Behavior And Mechanism For Boron Atom Diffusing Across Tungsten Grain Boundary In The Preparation Of Wb Coating: A First-Principles Calculation

For improving the thickness and property of WB coating prepared using atomic diffusion theory, the behavior and mechanism for B atom diffusing across W grain boundary (GB) were investigated. The result indicates that, no matter which W GB for B atom diffusing across, stage I (O-bulk -> S1) decides the diffusion rate, and the energy barrier is not depended on the boundary itself, but controlled by the atomic arrangement structure near GB. W GBs have neighboring octahedral interstices connected by their edges, such as Sigma 5(2 1 0)[001] GB, Sigma 7(213) [1-20] GB and Sigma 11(323)[1 -31] GB, are the fast diffusion channels for B atom diffusion because of the smaller energy barriers at stage I (<= 2.476 eV).
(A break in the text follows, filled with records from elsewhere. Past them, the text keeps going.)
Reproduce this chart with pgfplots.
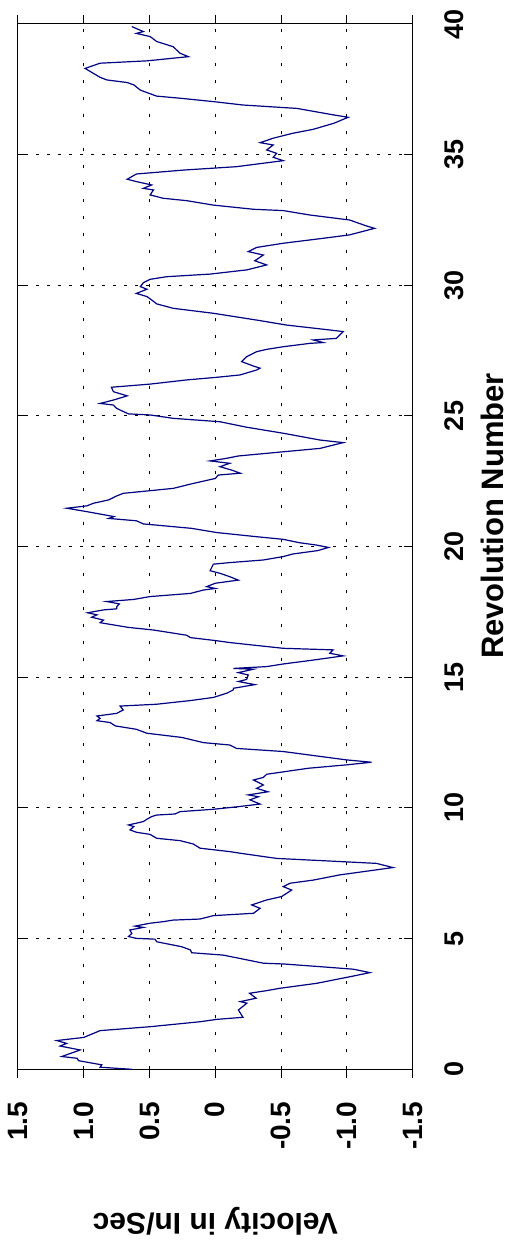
\documentclass[border=0pt]{standalone}
\usepackage{fontspec}
\setmainfont{Liberation Sans}
\usepackage{pgfplots}
\pgfplotsset{compat=1.18}
\definecolor{mlnavy}{RGB}{0,0,128}
\newcommand{\rl}[1]{{\fontsize{13.5}{13.5}\selectfont\bfseries #1}}

\begin{document}
\begin{tikzpicture}
\useasboundingbox (-9pt,-88.85pt) rectangle (244.5pt,534.65pt);
\begin{axis}[
  at={(0,0)}, anchor=south west,
  scale only axis, width=197.35pt, height=522.65pt,
  x dir=reverse, xmin=-1.5, xmax=1.5, ymin=0, ymax=40,
  xtick={-1.5,-1,-0.5,0,0.5,1,1.5},
  xticklabels={-1.5,-1.0,-0.5,0,0.5,1.0,1.5},
  ytick={0,5,...,40},
  yticklabels={\rl{0},\rl{5},\rl{10},\rl{15},\rl{20},\rl{25},\rl{30},\rl{35},\rl{40}},
  axis line style={black,line width=0.5pt},
  tick style={black,line width=0.5pt},
  major tick length=4.5pt,
  xtick align=outside, ytick align=inside,
  grid=major,
  major x grid style={black,line width=0.5pt,dash pattern=on 1.5pt off 7pt},
  major y grid style={black,line width=0.5pt,dash pattern=on 1.2pt off 4.3pt},
  xticklabel style={rotate=90,anchor=east,inner sep=0pt,font=\bfseries\fontsize{14}{14}\selectfont},
  xticklabel shift=11.5pt,
  yticklabel pos=right,
  y tick label style={rotate=90,anchor=north,inner sep=0pt},
  yticklabel shift=16pt,
  every axis x label/.style={at={(axis description cs:0.5,-0.1376)},anchor=base,rotate=180,inner sep=0pt,font=\bfseries\fontsize{15}{15}\selectfont},
  every axis y label/.style={at={(axis description cs:1.2288,0.5293)},anchor=base,rotate=90,inner sep=0pt,font=\bfseries\fontsize{15.5}{15.5}\selectfont},
  xlabel={Velocity in In/Sec},
  ylabel={Revolution Number},
]
% velocity (x) against revolution (y)
\addplot[mlnavy,line width=0.6pt] table[x=v,y=r] {
r v
0.00 0.635
0.08 0.876
0.17 0.863
0.33 1.04
0.42 1.05
0.49 1.167
0.74 1.028
0.89 1.18
0.99 1.13
1.10 1.205
1.22 1.00
1.48 0.876
1.63 0.496
1.82 0.116
1.91 -0.01
1.99 -0.21
2.27 -0.175
2.53 -0.24
2.59 -0.19
2.72 -0.31
2.91 -0.26
3.01 -0.39
3.10 -0.49
3.29 -0.77
3.42 -0.90
3.57 -1.05
3.70 -1.175
3.83 -1.05
3.93 -0.79
4.03 -0.52
4.06 -0.365
4.37 -0.06
4.46 0.18
4.57 0.19
4.69 0.256
4.88 0.445
4.98 0.46
5.01 0.60
5.08 0.66
5.20 0.635
5.33 0.65
5.43 0.547
5.48 0.61
5.59 0.496
5.65 0.395
5.71 0.32
5.75 0.116
5.88 0.015
5.97 -0.29
6.16 -0.34
6.29 -0.276
6.48 -0.39
6.61 -0.504
6.86 -0.58
6.99 -0.516
7.12 -0.567
7.24 -0.744
7.44 -0.947
7.72 -1.35
7.88 -1.225
7.95 -0.947
8.07 -0.466
8.27 -0.187
8.33 -0.11
8.46 0.116
8.62 0.167
8.75 0.268
8.84 0.446
8.99 0.496
9.07 0.60
9.16 0.648
9.29 0.62
9.35 0.66
9.48 0.547
9.57 0.52
9.67 0.484
9.73 0.446
9.77 0.306
9.86 0.268
9.95 0.015
10.05 -0.175
10.15 -0.34
10.31 -0.263
10.43 -0.327
10.50 -0.25
10.62 -0.40
10.75 -0.314
10.88 -0.365
11.07 -0.29
11.17 -0.365
11.29 -0.39
11.52 -0.706
11.65 -0.997
11.75 -1.187
11.84 -0.997
12.16 -0.516
12.28 -0.16
12.41 -0.11
12.50 0.09
12.70 0.256
12.86 0.52
13.01 0.60
13.14 0.76
13.27 0.80
13.34 0.90
13.43 0.876
13.52 0.90
13.62 0.75
13.75 0.70
13.90 0.724
13.97 0.446
14.11 0.19
14.23 0.015
14.39 -0.086
14.52 -0.137
14.58 -0.137
14.72 -0.30
14.84 -0.175
14.92 -0.238
15.09 -0.25
15.18 -0.175
15.31 -0.29
15.34 -0.137
15.41 -0.39
15.51 -0.516
15.66 -0.744
15.82 -0.972
15.92 -0.87
16.05 -0.896
16.11 -0.516
16.33 -0.11
16.40 -0.01
16.52 0.19
16.61 0.218
16.71 0.344
16.81 0.47
16.91 0.66
17.09 0.876
17.19 0.85
17.30 0.94
17.39 0.90
17.47 0.97
17.58 0.85
17.62 0.75
17.70 0.75
17.81 0.73
17.90 0.825
17.98 0.62
18.09 0.496
18.21 0.19
18.34 0.09
18.40 0.0
18.47 0.066
18.60 0.0
18.72 -0.175
18.85 -0.11
18.98 -0.035
19.08 0.04
19.33 0.015
19.39 -0.11
19.49 -0.365
19.62 -0.516
19.72 -0.59
19.85 -0.78
19.97 -0.86
20.06 -0.77
20.15 -0.64
20.28 -0.516
20.38 -0.314
20.54 -0.01
20.70 0.18
20.87 0.547
20.99 0.60
21.08 0.81
21.15 0.77
21.34 0.977
21.47 1.13
21.56 0.977
21.66 0.927
21.79 0.81
21.94 0.75
22.04 0.70
22.23 0.32
22.42 0.167
22.61 0.0
22.74 -0.023
22.81 -0.19
22.93 -0.124
23.06 -0.035
23.19 -0.11
23.28 0.04
23.38 -0.086
23.47 -0.175
23.63 -0.516
23.76 -0.795
23.98 -0.972
24.08 -0.795
24.34 -0.516
24.57 -0.238
24.78 -0.035
24.91 0.32
25.04 0.496
25.08 0.66
25.29 0.75
25.42 0.775
25.48 0.876
25.61 0.775
25.77 0.67
25.93 0.775
26.10 0.79
26.22 0.496
26.38 0.218
26.48 -0.01
26.57 -0.187
26.76 -0.314
26.83 -0.34
26.91 -0.29
27.08 -0.20
27.27 -0.238
27.46 -0.314
27.55 -0.39
27.65 -0.516
27.78 -0.72
27.81 -0.82
27.91 -0.744
27.97 -0.92
28.23 -0.972
28.32 -0.82
28.48 -0.54
28.67 -0.314
28.93 0.015
29.12 0.32
29.29 0.446
29.44 0.484
29.57 0.52
29.69 0.60
29.85 0.52
29.95 0.57
30.10 0.547
30.23 0.496
30.33 0.37
30.43 0.04
30.59 -0.238
30.78 -0.39
30.94 -0.30
31.16 -0.365
31.29 -0.25
31.45 -0.314
31.61 -0.516
31.80 -0.82
31.93 -1.02
32.18 -1.21
32.27 -1.15
32.50 -1.02
32.69 -0.72
32.86 -0.516
32.91 -0.29
33.07 0.015
33.24 0.218
33.33 0.395
33.46 0.496
33.65 0.47
33.71 0.547
33.84 0.484
33.97 0.60
34.06 0.67
34.26 0.60
34.41 0.243
34.54 -0.16
34.77 -0.516
34.90 -0.44
35.05 -0.466
35.18 -0.39
35.37 -0.44
35.46 -0.34
35.63 -0.44
35.82 -0.59
35.97 -0.744
36.20 -0.90
36.43 -1.01
36.52 -0.90
36.77 -0.62
36.90 -0.21
37.03 0.015
37.16 0.268
37.24 0.446
37.47 0.57
37.67 0.62
37.76 0.67
37.86 0.825
37.96 0.876
38.18 0.95
38.30 0.99
38.50 0.876
38.59 0.52
38.75 0.205
38.88 0.268
39.13 0.32
39.33 0.446
39.52 0.496
39.64 0.60
39.71 0.547
39.90 0.635
};
\end{axis}
\end{tikzpicture}
\end{document}
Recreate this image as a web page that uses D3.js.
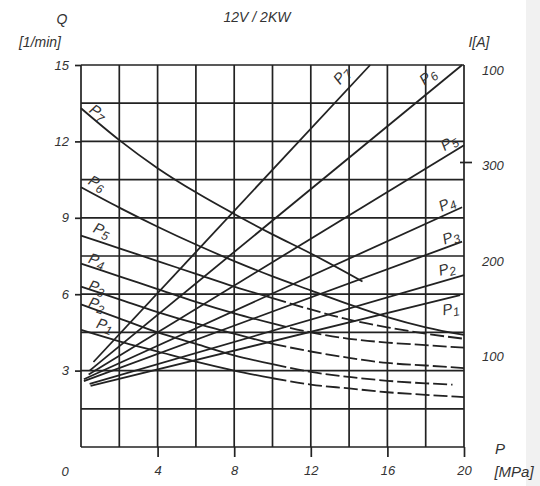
<!DOCTYPE html>
<html>
<head>
<meta charset="utf-8">
<script src="https://cdn.jsdelivr.net/npm/d3@7"></script>
<style>
  html, body { margin: 0; padding: 0; background: #fff; }
  svg { display: block; }
  text { font-family: "Liberation Sans", Arial, sans-serif; font-style: italic; fill: #333; }
</style>
</head>
<body>
<svg id="chart" width="540" height="486"></svg>
<script>
// ---------- data ----------
const pumps = ["P1", "P2", "P3", "P4", "P5", "P6", "P7"];

// Flow Q [l/min] versus pressure P [MPa]
const flowPressure = [0, 2, 4, 6, 8, 10, 12, 14, 16, 18, 20];
const flowP1 = [4.6, 4.15, 3.75, 3.35, 3.0, 2.7, 2.45, 2.3, 2.15, 2.05, 1.96];
const flowP2 = [5.6, 5.05, 4.5, 4.05, 3.6, 3.25, 2.95, 2.75, 2.6, 2.5, null];
const flowP3 = [6.3, 5.8, 5.3, 4.85, 4.45, 4.05, 3.75, 3.5, 3.3, 3.2, 3.1];
const flowP4 = [7.2, 6.7, 6.2, 5.7, 5.25, 4.85, 4.5, 4.25, 4.1, 4.0, 3.9];
const flowP5 = [8.3, 7.8, 7.3, 6.8, 6.3, 5.85, 5.4, 5.0, 4.7, 4.45, 4.25];
const flowP6 = [10.2, 9.4, 8.65, 7.95, 7.3, 6.7, 6.15, 5.6, 5.1, 4.7, 4.4];
const flowP7Pressure = [0, 2, 4, 6, 8, 10, 12, 14.7];
const flowP7 = [13.3, 12.05, 10.95, 10.0, 9.15, 8.35, 7.6, 6.5];
const flowP2EndPressure = 19.4, flowP2End = 2.45;

// Current I [A] lines (start / end)
const currentStartP = [0.5, 0.45, 0.15, 0.15, 0.4, 0.45, 0.65];
const currentStartI = [64, 66, 69, 71, 76, 80, 89];
const currentEndP   = [19.8, 20, 19.9, 19.9, 20, 19.9, 15.1];
const currentEndI   = [159, 180, 215, 251, 316, 400, 400];

// ticks
const pressureTicks = [4, 8, 12, 16, 20];
const flowTicks = [3, 6, 9, 12, 15];
const currentTicks = [400, 300, 200, 100];
const currentTickLabels = ["100", "300", "200", "100"];

// curve label anchors (data units) and angles
const flowLabelP = [1.25, 0.84, 0.84, 0.84, 1.1, 0.84, 0.89];
const flowLabelQ = [4.79, 5.61, 6.28, 7.34, 8.52, 10.37, 13.15];
const flowLabelAngle = [18, 18, 18, 18, 22, 27, 35];
const currentLabelP = [19.3, 19.1, 19.3, 19.1, 19.2, 18.1, 13.6];
const currentLabelI = [145, 187, 220, 255, 319, 388, 389];
const currentLabelAngle = [-10, -15, -20, -25, -32, -40, -50];

// ---------- scales ----------
const svg = d3.select("#chart");
const x = d3.scaleLinear().domain([0, 20]).range([81, 464]);
const y = d3.scaleLinear().domain([0, 15]).range([447, 65]);
const yI = d3.scaleLinear().domain([0, 400]).range([447, 65]);
const ink = "#222";

// faint scan strip at the right edge
svg.append("rect").attr("x", 526).attr("y", 0).attr("width", 14).attr("height", 486)
  .attr("fill", "#f1f1f1");

// ---------- grid ----------
const grid = svg.append("g").attr("stroke", ink).attr("stroke-width", 1.7);
grid.selectAll("line.v").data(d3.range(0, 20.01, 2)).join("line")
  .attr("x1", d => x(d)).attr("x2", d => x(d))
  .attr("y1", y(0)).attr("y2", y(15));
grid.selectAll("line.h").data(d3.range(0, 15.01, 1.5)).join("line")
  .attr("x1", x(0)).attr("x2", x(20))
  .attr("y1", d => y(d)).attr("y2", d => y(d));

// ---------- axes ----------
const xAxis = svg.append("g").attr("transform", `translate(0,${y(0)})`)
  .call(d3.axisBottom(x).tickValues(pressureTicks).tickSize(10).tickPadding(9));
const yAxis = svg.append("g").attr("transform", `translate(${x(0)},0)`)
  .call(d3.axisLeft(y).tickValues(flowTicks).tickSize(6).tickPadding(4));
const rAxis = svg.append("g").attr("transform", `translate(${x(20)},0)`)
  .call(d3.axisRight(yI).tickValues(currentTicks).tickSize(0).tickPadding(18)
    .tickFormat((d, i) => currentTickLabels[i]));
[xAxis, yAxis, rAxis].forEach(g => {
  g.select(".domain").remove();
  g.selectAll(".tick line").attr("stroke", ink).attr("stroke-width", 1.7);
  g.selectAll(".tick text").attr("font-size", 13).attr("fill", "#333")
    .attr("font-family", "Liberation Sans, Arial, sans-serif").attr("font-style", "italic");
});
yAxis.selectAll(".tick text").attr("dx", -2);
rAxis.selectAll(".tick text").attr("dy", "0.7em");
// small dash at the 300 A mark
svg.append("line").attr("stroke", ink).attr("stroke-width", 1.7)
  .attr("x1", x(20) - 4).attr("x2", x(20) + 8)
  .attr("y1", yI(300) + 2).attr("y2", yI(300) + 2);

// ---------- flow curves ----------
const flowSeries = [flowP1, flowP2, flowP3, flowP4, flowP5, flowP6];
const curveGroup = svg.append("g").attr("fill", "none").attr("stroke", ink).attr("stroke-width", 1.8);
const line = d3.line().x(d => x(d[0])).y(d => y(d[1])).curve(d3.curveMonotoneX);
flowSeries.forEach((vals, i) => {
  let pts = flowPressure.map((p, k) => [p, vals[k]]).filter(d => d[1] != null);
  if (i === 1) pts.push([flowP2EndPressure, flowP2End]);
  const dashed = i < 5;
  const solidPts = dashed ? pts.filter(d => d[0] <= 10) : pts;
  curveGroup.append("path").attr("d", line(solidPts));
  if (dashed) {
    curveGroup.append("path").attr("d", line(pts.filter(d => d[0] >= 10)))
      .attr("stroke-dasharray", "14,4");
  }
});
curveGroup.append("path").attr("d", line(flowP7Pressure.map((p, k) => [p, flowP7[k]])));

// ---------- current lines ----------
svg.append("g").attr("stroke", ink).attr("stroke-width", 1.8)
  .selectAll("line").data(pumps).join("line")
  .attr("x1", (d, i) => x(currentStartP[i])).attr("y1", (d, i) => yI(currentStartI[i]))
  .attr("x2", (d, i) => x(currentEndP[i])).attr("y2", (d, i) => yI(currentEndI[i]));

// ---------- curve labels ----------
function pumpLabel(g, name, px, py, angle) {
  const t = g.append("text").attr("font-size", 15)
    .attr("text-anchor", "middle")
    .attr("transform", `translate(${px},${py}) rotate(${angle})`)
    .attr("dy", "0.35em");
  t.append("tspan").text(name[0]);
  t.append("tspan").attr("font-size", 12).attr("dy", 3).text(name.slice(1));
}
const labels = svg.append("g");
pumps.forEach((name, i) => {
  pumpLabel(labels, name, x(flowLabelP[i]), y(flowLabelQ[i]), flowLabelAngle[i]);
  pumpLabel(labels, name, x(currentLabelP[i]), yI(currentLabelI[i]), currentLabelAngle[i]);
});

// ---------- titles ----------
svg.append("text").attr("x", 257).attr("y", 22).attr("text-anchor", "middle")
  .attr("font-size", 14).text("12V / 2KW");
svg.append("text").attr("x", 62).attr("y", 24).attr("text-anchor", "middle")
  .attr("font-size", 14).text("Q");
svg.append("text").attr("x", 40).attr("y", 47).attr("text-anchor", "middle")
  .attr("font-size", 14).text("[1/min]");
svg.append("text").attr("x", 479).attr("y", 47).attr("text-anchor", "middle")
  .attr("font-size", 14).text("I[A]");
svg.append("text").attr("x", 65).attr("y", 476).attr("text-anchor", "middle")
  .attr("font-size", 13).text("0");
svg.append("text").attr("x", 500).attr("y", 454).attr("text-anchor", "middle")
  .attr("font-size", 15).text("P");
svg.append("text").attr("x", 514).attr("y", 477).attr("text-anchor", "middle")
  .attr("font-size", 15).text("[MPa]");
</script>
</body>
</html>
While W GBs have neighboring octahedral interstices connected by their faces, including Sigma 3(111)[1-10] GB, Sigma 3(112)[1-10] GB, Sigma 5(210)[001] GB and Sigma 9(114)[1-10] GB, are the two-dimensional barriers due to the larger energy barriers (>2.476 eV). Both ionic bonding and covalent bonding between B atom at saddle point and the surrounding W atoms at stage I on two-dimensional barriers are stronger than those on fast diffusion channels, which is the reason two-dimensional barriers show the larger energy barriers and the smaller diffusion coefficient for B atom diffusing across.